Joan Miró pintó y esculpió guiado por los movimientos dadaísta y surrealista: una caja de madera agujereada y forrada con papel se convertía en una cabeza de ojos almendrados y sonrisa retorcida, una percha con un vestido colgando podría representar a una mujer con los brazos abiertos. John G. Frey, historiador del arte, escribió en la famosa revista Parnassus y expresó que había poetas pintores como Joan y que su poesía consistía “en las peculiares combinaciones de imágenes que caen desde el subconsciente en el medio de la pintura automática”, y es que Joan Miró podía plasmar en un lienzo —de manera impensada y mecánica— trazos magistrales de una simpleza abrumadora y cargados de belleza.
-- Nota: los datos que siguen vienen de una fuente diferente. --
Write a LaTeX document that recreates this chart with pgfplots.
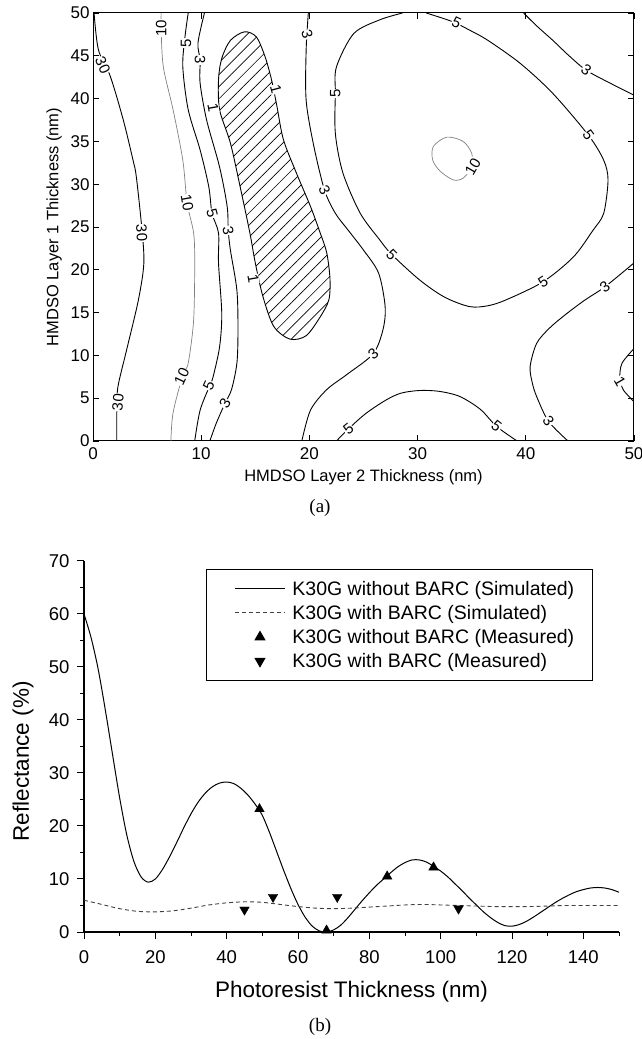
\documentclass[border=0pt]{standalone}
\usepackage{fontspec}
\setmainfont{Liberation Sans}
\newfontfamily\seriffont{Liberation Serif}
\usepackage{pgfplots}
\pgfplotsset{compat=1.18}
\usetikzlibrary{patterns.meta}

\begin{document}
\begin{tikzpicture}[x=1pt,y=1pt]
\useasboundingbox (0,0) rectangle (642,1039);

% ---------------- panel (a) ----------------
\begin{axis}[
  at={(93pt,598pt)}, anchor=south west,
  scale only axis, width=541pt, height=428pt,
  xmin=0, xmax=50, ymin=0, ymax=50,
  xtick={0,10,...,50}, ytick={0,5,...,50},
  tick align=inside, major tick length=6pt,
  axis line style={line width=1pt},
  every tick/.style={black, line width=0.8pt},
  tick label style={font=\fontsize{17}{20}\selectfont},
  xticklabel style={yshift=-3pt},
  /pgf/number format/assume math mode=true,
  xlabel={HMDSO Layer 2 Thickness (nm)},
  ylabel={HMDSO Layer 1 Thickness (nm)},
  label style={font=\fontsize{16.5}{20}\selectfont},
  xlabel style={at={(axis description cs:0.5,-0.085)}, anchor=center},
  ylabel style={at={(axis description cs:-0.072,0.5)}, anchor=center},
  clip=true,
]
% hatched region (R < 1)
\addplot[draw=black, line width=0.9pt, smooth cycle,
  pattern={Lines[angle=45,distance=8.5pt,line width=0.7pt]}] coordinates {
(14.0,47.8) (15.1,47.2) (15.9,44.9) (16.5,42.2) (17.0,39.1) (17.6,35.2) (18.8,31.3)
(20.1,27.4) (21.0,24.3) (21.6,22) (21.9,19) (21.8,16.5) (21.0,14.5) (19.7,12.3)
(18.2,11.9) (16.7,13.4) (15.7,16.9) (15.0,20.8) (14.5,24.3) (13.6,29.7) (12.7,34.8)
(11.7,38.7) (11.6,42.2) (11.9,44.7) (12.7,46.8)};
% contour 30
\addplot[black, line width=0.9pt, smooth] coordinates {
(0.1,50) (0.5,45.7) (1.6,42.6) (2.8,37.5) (3.7,32.8) (4.0,30.9) (4.5,25) (4.7,20.8)
(4.2,16.5) (3.1,10.6) (2.3,6.3) (2.2,3.4) (2.2,0)};
% contour 10 (left)
\addplot[gray, line width=0.7pt, smooth] coordinates {
(6.3,50) (6.3,48) (6.5,43.7) (7.4,38.7) (8.3,32.8) (8.7,27.8) (9.3,24.3) (9.4,20.8)
(9.3,14.1) (8.8,9.1) (8.3,7.7) (7.4,3.3) (7.2,0)};
% contour 5 (left)
\addplot[black, line width=0.9pt, smooth] coordinates {
(8.8,50) (8.5,47.2) (8.3,43.7) (8.8,38.7) (9.9,34) (10.7,29.7) (11.0,26.6) (11.6,24.3)
(11.6,20.8) (11.9,14.9) (11.7,11) (11.1,7.5) (10.8,6.5) (9.9,3.6) (9.4,0)};
% contour 3 (left)
\addplot[black, line width=0.9pt, smooth] coordinates {
(10.3,50) (9.7,46.5) (9.9,44.5) (9.9,41.8) (10.5,37.5) (11.7,32) (12.4,27.4) (12.5,24.6)
(12.7,22.3) (13.3,17.6) (13.4,13) (13.3,9.1) (12.8,6) (12.2,4.4) (11.4,2.1) (10.8,0)};
% contour 3 (middle)
\addplot[black, line width=0.9pt, smooth] coordinates {
(19.9,50) (19.7,45.7) (19.7,39.8) (20.4,34.5) (21.4,29.3) (22.4,26.6) (23.6,24.6)
(25.0,22.3) (26.4,19.6) (27.0,15.7) (26.8,13) (25.9,10.2) (23.5,7.8) (21.6,6.0)
(20.1,3.6) (19.3,0)};
% contour 5 (top loop)
\addplot[black, line width=0.9pt, smooth] coordinates {
(28.6,50) (26.5,49.2) (24.1,47.6) (22.5,43.7) (22.4,40.6) (22.4,35.9) (23.1,31.3)
(24.7,26.6) (26.5,23.5) (27.6,21.8) (30.2,18.8) (32.5,16.8) (34.8,15.7) (36.5,15.8)
(38.2,16.5) (41.6,18.6) (44.4,21.5) (46.2,24.6) (47.2,26.6) (47.6,30.5) (47.2,32.8)
(45.8,35.7) (42.5,40.6) (39.5,44.1) (36.5,46.8) (34.8,48) (33.2,49) (30.8,50)};
% contour 10 (peak)
\addplot[gray, line width=0.7pt, smooth cycle] coordinates {
(31.45,34.4) (32.7,35.5) (34.2,35.0) (35.0,33.6) (35.0,32.0) (34.2,30.7) (33.3,30.5)
(32.1,31.5) (31.4,32.8)};
% contour 3 (top right)
\addplot[black, line width=0.9pt, smooth] coordinates {
(39.8,50) (41,48.5) (42.5,46.8) (44,45) (45.6,43.3) (47.8,41.8) (50,40.4)};
% contour 3 (bottom right)
\addplot[black, line width=0.9pt, smooth] coordinates {
(50,20.8) (47.3,18.0) (45.5,16.5) (43.8,14.9) (42.2,13.2) (41.0,11.4) (40.4,8.7)
(40.6,6.8) (41.0,5.2) (42.1,2.3) (43.9,0)};
% contour 5 (bottom)
\addplot[black, line width=0.9pt, smooth] coordinates {
(22.5,0) (23.6,1.4) (25.2,3.2) (27.1,4.8) (28.5,5.6) (30.2,5.9) (32,5.8) (33.9,5.2)
(35.8,3.7) (37.3,1.7) (39.2,0)};
% contour 1 (right edge)
\addplot[black, line width=0.9pt, smooth] coordinates {
(50,10.8) (48.9,9.1) (48.7,7.5) (49.0,6.0) (50,4.6)};

% contour labels
\begin{scope}[every node/.style={font=\fontsize{15}{17}\selectfont, fill=white, inner sep=0.6pt}]
\node[rotate=-66] at (axis cs:0.9,43.9) {30};
\node[rotate=-87] at (axis cs:4.5,24.3) {30};
\node[rotate=85]  at (axis cs:2.3,4.5) {30};
\node[rotate=90]  at (axis cs:6.3,48.2) {10};
\node[rotate=-80] at (axis cs:8.7,27.8) {10};
\node[rotate=65]  at (axis cs:8.2,7.5) {10};
\node[rotate=90]  at (axis cs:8.6,46.5) {5};
\node[rotate=-75] at (axis cs:11.0,26.6) {5};
\node[rotate=65]  at (axis cs:10.7,6.5) {5};
\node[rotate=-90] at (axis cs:9.9,44.5) {3};
\node[rotate=-80] at (axis cs:12.5,24.6) {3};
\node[rotate=60]  at (axis cs:12.2,4.4) {3};
\node[rotate=-75] at (axis cs:19.8,47.5) {3};
\node[rotate=-65] at (axis cs:21.4,29.3) {3};
\node[rotate=40]  at (axis cs:25.9,10.2) {3};
\node[rotate=90]  at (axis cs:22.4,40.6) {5};
\node[rotate=-25] at (axis cs:33.6,48.9) {5};
\node[rotate=-55] at (axis cs:45.8,35.7) {5};
\node[rotate=-45] at (axis cs:27.6,21.8) {5};
\node[rotate=33]  at (axis cs:41.6,18.6) {5};
\node[rotate=60]  at (axis cs:35.1,32.0) {10};
\node[rotate=-37] at (axis cs:45.6,43.3) {3};
\node[rotate=37]  at (axis cs:47.3,18.0) {3};
\node[rotate=-55] at (axis cs:42.1,2.3) {3};
\node[rotate=39]  at (axis cs:23.6,1.4) {5};
\node[rotate=-38] at (axis cs:37.3,1.7) {5};
\node[rotate=-80] at (axis cs:11.1,38.9) {1};
\node[rotate=-75] at (axis cs:16.9,41.1) {1};
\node[rotate=-80] at (axis cs:14.8,18.9) {1};
\node[rotate=-60] at (axis cs:48.7,7.0) {1};
\end{scope}
\end{axis}

\node[font=\seriffont\fontsize{19}{22}\selectfont] at (320,531) {(a)};

% ---------------- panel (b) ----------------
\begin{axis}[
  at={(84pt,107pt)}, anchor=south west,
  scale only axis, width=535pt, height=371pt,
  xmin=0, xmax=150, ymin=0, ymax=70,
  axis x line*=bottom, axis y line*=left,
  axis line style={line width=1.3pt, -},
  xtick={0,20,...,140}, minor xtick={10,30,...,150},
  ytick={0,10,...,70}, minor ytick={5,15,...,65},
  tick align=outside, major tick length=7pt, minor tick length=4pt,
  every tick/.style={black, line width=1pt},
  tick label style={font=\fontsize{18.5}{22}\selectfont},
  xticklabel style={yshift=-8pt},
  yticklabel style={xshift=-4pt},
  /pgf/number format/assume math mode=true,
  xlabel={Photoresist Thickness (nm)},
  ylabel={Reflectance (\%)},
  label style={font=\fontsize{22.5}{26}\selectfont},
  xlabel style={at={(axis description cs:0.5,-0.162)}, anchor=center},
  ylabel style={at={(axis description cs:-0.114,0.46)}, anchor=center},
  legend style={at={(axis cs:34.2,68.5)}, anchor=north west, draw=black,
    line width=1pt, inner xsep=16pt, inner ysep=9.5pt,
    font=\fontsize{19.5}{23}\selectfont, row sep=4.5pt},
  legend cell align=left,
  clip=false,
]
\addplot[black, line width=1pt, smooth,
  legend image code/.code={\path (0pt,0pt) (67pt,0pt); \draw[black,line width=1pt] (12pt,0pt) -- (62pt,0pt);}]
  coordinates {
(0,60) (2,55.5) (4,49.5) (6,41.8) (8,33.5) (10,25.3) (12,18.3) (14,13.3) (16,10.4)
(18,9.4) (20,10.0) (22,11.8) (24,14.2) (26,16.9) (28,19.7) (30,22.3) (32,24.5)
(34,26.2) (36,27.4) (38,28.1) (40,28.3) (42,28.0) (44,27.1) (46,25.8) (48,24.1)
(50,22.0) (52,18.8) (54,15.2) (56,11.6) (58,8.2) (60,5.2) (62,2.8) (64,1.1) (66,0.2)
(68,0.0) (70,0.4) (72,1.3) (74,2.7) (76,4.3) (78,5.9) (80,7.4) (82,8.8) (84,10.0)
(86,11.2) (88,12.3) (90,13.1) (92,13.6) (94,13.6) (96,13.2) (98,12.4) (100,11.5)
(102,10.4) (104,9.1) (106,7.8) (108,6.4) (110,5.1) (112,3.8) (114,2.7) (116,1.8)
(118,1.2) (120,1.1) (122,1.4) (124,2.0) (126,2.8) (128,3.7) (130,4.6) (132,5.5)
(134,6.3) (136,7.0) (138,7.6) (140,8.0) (142,8.3) (144,8.4) (146,8.3) (148,8.0) (150,7.5)};
\addlegendentry{K30G without BARC (Simulated)}
\addplot[black!75, line width=0.9pt, dash pattern=on 4pt off 3pt, smooth,
  legend image code/.code={\path (0pt,0pt) (67pt,0pt); \draw[black!75,line width=0.9pt,dash pattern=on 4pt off 3pt] (12pt,0pt) -- (62pt,0pt);}]
  coordinates {
(0,6.0) (5,5.2) (10,4.4) (15,3.9) (20,3.8) (25,4.0) (30,4.5) (35,5.1) (40,5.5)
(45,5.7) (50,5.6) (55,5.2) (60,4.8) (65,4.5) (70,4.4) (75,4.5) (80,4.7) (85,4.9)
(90,5.1) (95,5.2) (100,5.1) (105,5.0) (110,4.9) (115,4.8) (120,4.8) (125,4.8)
(130,4.9) (135,5.0) (140,5.0) (145,5.0) (150,5.0)};
\addlegendentry{K30G with BARC (Simulated)}
\addplot[only marks, mark=triangle*, mark size=5.5pt, black,
  legend image code/.code={\path (0pt,0pt) (67pt,0pt); \fill[black] plot[mark=triangle*, mark size=5.5pt] coordinates {(37pt,0pt)};}]
  coordinates {(49.2,23.2) (68,0.3) (85,10.5) (98,12.2)};
\addlegendentry{K30G without BARC (Measured)}
\addplot[only marks, mark=triangle*, mark size=5.5pt, mark options={rotate=180}, black,
  legend image code/.code={\path (0pt,0pt) (67pt,0pt); \fill[black] plot[mark=triangle*, mark size=5.5pt, mark options={rotate=180}] coordinates {(37pt,0pt)};}]
  coordinates {(45,4.2) (53,6.6) (71,6.6) (105,4.4)};
\addlegendentry{K30G with BARC (Measured)}
\end{axis}

\node[font=\seriffont\fontsize{19}{22}\selectfont] at (320,12) {(b)};
\end{tikzpicture}
\end{document}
Miró trabajó con el poeta Vicente Huidobro y sus creaciones se rigieron bajo leyes propias —la poesía y la pintura como dos imanes—, un territorio donde ambos artistas componían libremente y danzaban de las letras a los colores y de los colores a la palabra. En su viaje creador, transitaron por los párrafos de Mallarmé y los caligramas de Apollinaire, del cubismo al futurismo y en esa búsqueda incesante de relaciones artísticas parieron obras que reclamaban un discurso o un lenguaje recién nacido: un leer pintura y ver poesía, un pintar y escribir al mundo desde una cascada de libertad. Según Belén Castro se trataba de “‘asesinar la pintura’ (Miró) y de ‘matar al poeta’ (Huidobro) para purificar el campo de la creación de las convenciones viciadas y de la perversión de los signos”.

La conversación pictórica entre Miró y Dalí pareciese que se lleva a cabo entre sueños, en un bar catalán donde disfrutan del café de la mañana y leen los periódicos saltándose párrafos y encabezados, sense esforç, fàcilment, disolviendo las contradicciones entre la vida y la muerte, entre lo real y lo imaginario, el pasado y el futuro, —André Bretón esbozaría su mejor sonrisa—.

La obra escultórica de Miró retoza con el cine de Buñuel; en varias de sus obras esculpe colmillos afilados que se muestran cual mandíbulas de hormigas juguetonas dispuestas a morder detrás de las sonrisas inocentes de su sobrina. 

Presenciar el romance y coqueteo de las diversas manifestaciones del arte es acudir a ese momento íntimo de la creación donde sentimos un cosquilleo, como si una legión de hormigas nos besara el bajo fondo de la piel.